In der Zeitschrift Blok veröffentlichte die Redaktion neben den Arbeiten der eigenen Gruppe ein breites, internationales Spektrum an Werken des Kubismus von Baumeister, Braque, Gleizes, Léger, Marcoussis, Gris, Henri Laurens, Lipchitz, Mattis Teutsch, Marcel Janco und Servranckx, der russischen Suprematisten und Konstruktivisten Malewitsch und El Lissitzky sowie von Moholy-Nagy und Katarzyna Kobro, von Künstlern des Stijl wie Van Doesburg, J.J.P. Oud und Rietveld sowie von Kurt Schwitters und Erich Mendelsohn. Walden steuerte für die Doppelnummer 6/7 einen Text über die neueste deutsche Literatur, „Najnowsza literatura niemiecka“, bei.
Tatsächlich schuf Zarnower auch Schriftentwürfe und Buchcover, meist unter Verwendung von Fotomontagen, so 1925 für eine polnische Ausgabe der Dichtungen von Wladimir Majakowski, 1929 für das Buch „Europa“ von Anatol Stern, für das Szczuka drei Jahre zuvor das Layout entworfen hatte, und 1931 für die Zeitschrift des Zentralkomitees der Polnischen Kommunistischen Partei, Czerwony Sztandar/Das rote Banner. Nach dem Tod von Sczcuka gab sie bis zum Juli 1928 die von ihm gegründete künstlerische und literarische Monatsschrift Dźwignia/Die treibende Kraft heraus. Hatte sie Anfang der Zwanzigerjahre auch abstrakte und geometrische Kompositionen auf Papier und Leinwand und im Linolschnitt geschaffen, so gab sie Malerei und Bildhauerei ab 1924 vorübergehend auf, um ihre Kunst „nützlichen“ Aufgaben zu widmen. Zusammen mit Szczuka und mit Unterstützung von Architekten entwickelte sie zwischen 1924 und 1926 Architekturprojekte für Gartenstadt-Siedlungen, die an Entwürfe von Le Corbusier (1887-1965) anschlossen und mit denen sie 1926/27 an internationalen Architektur-Ausstellungen in Warschau und Moskau teilnahm. 1928 gestaltete sie eine Serie von Wahlplakaten und Prospekten für die linke Arbeiter- und Bauernpartei, der sie auch politisch nahestand. Ihr Bruder, der Mediziner David Zarnower, war Mitglied der Kommunistischen Partei.
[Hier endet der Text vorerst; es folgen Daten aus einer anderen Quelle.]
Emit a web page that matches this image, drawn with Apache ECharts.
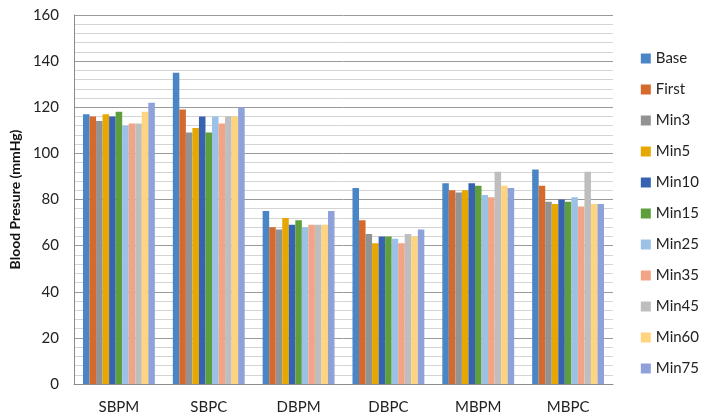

1937 verließ sie Polen und ging nach Paris, wo sie von ihrer künstlerischen Arbeit jedoch kaum leben konnte. Nach Ausbruch des Zweiten Weltkriegs arbeitete sie dort unter anderem für die Propaganda-Abteilung der polnischen Exilregierung. Nach der Besetzung Frankreichs durch die Deutschen ging sie nach Spanien und Portugal und emigrierte 1941 über Kanada in die USA. Dort nahm sie die Ölmalerei und die Arbeit an Fotomontagen wieder auf, unter anderem für ein 1942 erschienenes Buch „Obrona Warszawy/Die Verteidigung von Warschau“. Wegen ihrer weiterhin schwierigen Lebensbedingungen nahm sie sich 1949 vermutlich das Leben.[85]
[84] Ebenda, Seite 468
[85] Zu Teresa Zarnower/Żarnowerówna vergleiche unter anderem Andrzej Turowski/Milada Ślizińska: Teresa Żarnowerówna (1897-1949). Artystka końca utopii, Ausstellungs-Katalog Kunstmuseum Łódź/ Muzeum Sztuki w Łodzi, 2014; Ewa Gorządek: Teresa Żarnower (Żarnowerówna), auf culture.pl (2015), https://culture.pl/en/artist/teresa-zarnower-zarnowerowna . Der künstlerische Nachlass, soweit erhalten, befindet sich im Kunstmuseum Łódź.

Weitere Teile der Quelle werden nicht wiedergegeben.